▶ [Dataset excerpt]:
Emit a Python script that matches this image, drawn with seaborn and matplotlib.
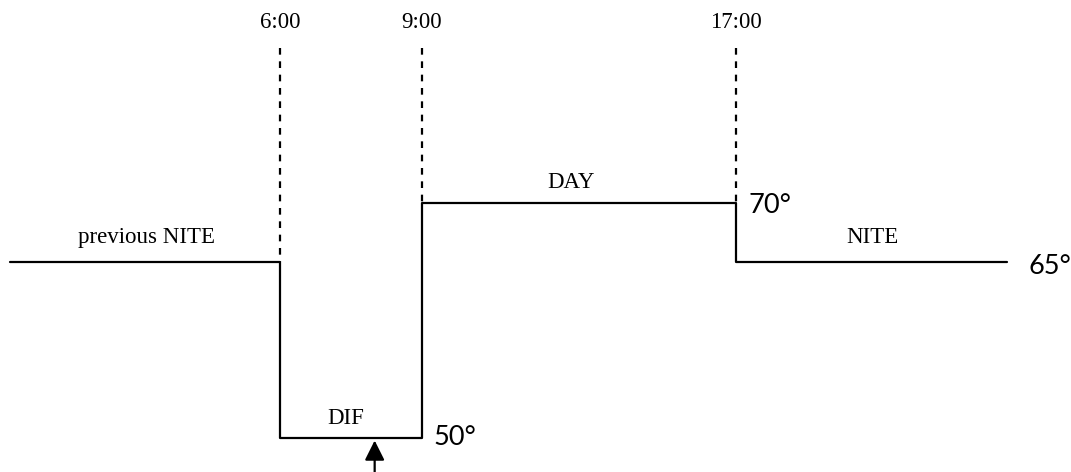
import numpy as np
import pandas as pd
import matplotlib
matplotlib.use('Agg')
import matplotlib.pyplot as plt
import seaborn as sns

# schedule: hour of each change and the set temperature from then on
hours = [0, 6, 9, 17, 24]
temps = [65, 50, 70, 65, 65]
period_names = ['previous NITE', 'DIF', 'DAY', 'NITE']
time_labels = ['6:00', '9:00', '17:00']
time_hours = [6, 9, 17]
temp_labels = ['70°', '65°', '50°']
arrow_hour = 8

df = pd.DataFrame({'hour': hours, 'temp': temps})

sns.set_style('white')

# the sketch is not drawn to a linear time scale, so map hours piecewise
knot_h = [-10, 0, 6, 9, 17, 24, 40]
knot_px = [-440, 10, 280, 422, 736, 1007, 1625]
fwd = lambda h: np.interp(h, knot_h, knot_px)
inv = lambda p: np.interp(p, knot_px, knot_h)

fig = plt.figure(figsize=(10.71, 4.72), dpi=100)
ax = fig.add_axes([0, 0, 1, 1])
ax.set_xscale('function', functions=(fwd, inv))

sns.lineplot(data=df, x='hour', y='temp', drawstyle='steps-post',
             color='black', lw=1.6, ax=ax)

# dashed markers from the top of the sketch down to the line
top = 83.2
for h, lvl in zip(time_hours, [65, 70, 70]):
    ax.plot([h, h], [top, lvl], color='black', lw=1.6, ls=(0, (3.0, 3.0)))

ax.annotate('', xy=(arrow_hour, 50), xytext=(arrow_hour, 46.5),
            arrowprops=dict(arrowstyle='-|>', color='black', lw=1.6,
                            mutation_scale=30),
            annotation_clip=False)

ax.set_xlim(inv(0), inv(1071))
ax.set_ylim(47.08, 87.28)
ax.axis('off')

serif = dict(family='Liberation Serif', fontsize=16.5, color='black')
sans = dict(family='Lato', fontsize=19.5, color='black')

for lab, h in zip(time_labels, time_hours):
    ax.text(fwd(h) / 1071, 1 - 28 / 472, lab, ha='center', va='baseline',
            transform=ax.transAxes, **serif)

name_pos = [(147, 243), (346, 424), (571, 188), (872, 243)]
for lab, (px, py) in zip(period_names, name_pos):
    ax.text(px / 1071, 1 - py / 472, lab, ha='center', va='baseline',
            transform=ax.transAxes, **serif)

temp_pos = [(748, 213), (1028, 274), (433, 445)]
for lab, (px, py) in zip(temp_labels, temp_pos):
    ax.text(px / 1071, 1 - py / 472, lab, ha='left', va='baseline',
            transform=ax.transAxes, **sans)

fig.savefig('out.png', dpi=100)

▶ [Stated exercise]: The data should be printed again unchanged; leave its pictures out.

▶ [Output]:
Emit a Python script that matches this image, drawn with seaborn and matplotlib.
import numpy as np
import pandas as pd
import matplotlib
matplotlib.use('Agg')
import matplotlib.pyplot as plt
import seaborn as sns

# schedule: hour of each change and the set temperature from then on
hours = [0, 6, 9, 17, 24]
temps = [65, 50, 70, 65, 65]
period_names = ['previous NITE', 'DIF', 'DAY', 'NITE']
time_labels = ['6:00', '9:00', '17:00']
time_hours = [6, 9, 17]
temp_labels = ['70°', '65°', '50°']
arrow_hour = 8

df = pd.DataFrame({'hour': hours, 'temp': temps})

sns.set_style('white')

# the sketch is not drawn to a linear time scale, so map hours piecewise
knot_h = [-10, 0, 6, 9, 17, 24, 40]
knot_px = [-440, 10, 280, 422, 736, 1007, 1625]
fwd = lambda h: np.interp(h, knot_h, knot_px)
inv = lambda p: np.interp(p, knot_px, knot_h)

fig = plt.figure(figsize=(10.71, 4.72), dpi=100)
ax = fig.add_axes([0, 0, 1, 1])
ax.set_xscale('function', functions=(fwd, inv))

sns.lineplot(data=df, x='hour', y='temp', drawstyle='steps-post',
             color='black', lw=1.6, ax=ax)

# dashed markers from the top of the sketch down to the line
top = 83.2
for h, lvl in zip(time_hours, [65, 70, 70]):
    ax.plot([h, h], [top, lvl], color='black', lw=1.6, ls=(0, (3.0, 3.0)))

ax.annotate('', xy=(arrow_hour, 50), xytext=(arrow_hour, 46.5),
            arrowprops=dict(arrowstyle='-|>', color='black', lw=1.6,
                            mutation_scale=30),
            annotation_clip=False)

ax.set_xlim(inv(0), inv(1071))
ax.set_ylim(47.08, 87.28)
ax.axis('off')

serif = dict(family='Liberation Serif', fontsize=16.5, color='black')
sans = dict(family='Lato', fontsize=19.5, color='black')

for lab, h in zip(time_labels, time_hours):
    ax.text(fwd(h) / 1071, 1 - 28 / 472, lab, ha='center', va='baseline',
            transform=ax.transAxes, **serif)

name_pos = [(147, 243), (346, 424), (571, 188), (872, 243)]
for lab, (px, py) in zip(period_names, name_pos):
    ax.text(px / 1071, 1 - py / 472, lab, ha='center', va='baseline',
            transform=ax.transAxes, **serif)

temp_pos = [(748, 213), (1028, 274), (433, 445)]
for lab, (px, py) in zip(temp_labels, temp_pos):
    ax.text(px / 1071, 1 - py / 472, lab, ha='left', va='baseline',
            transform=ax.transAxes, **sans)

fig.savefig('out.png', dpi=100)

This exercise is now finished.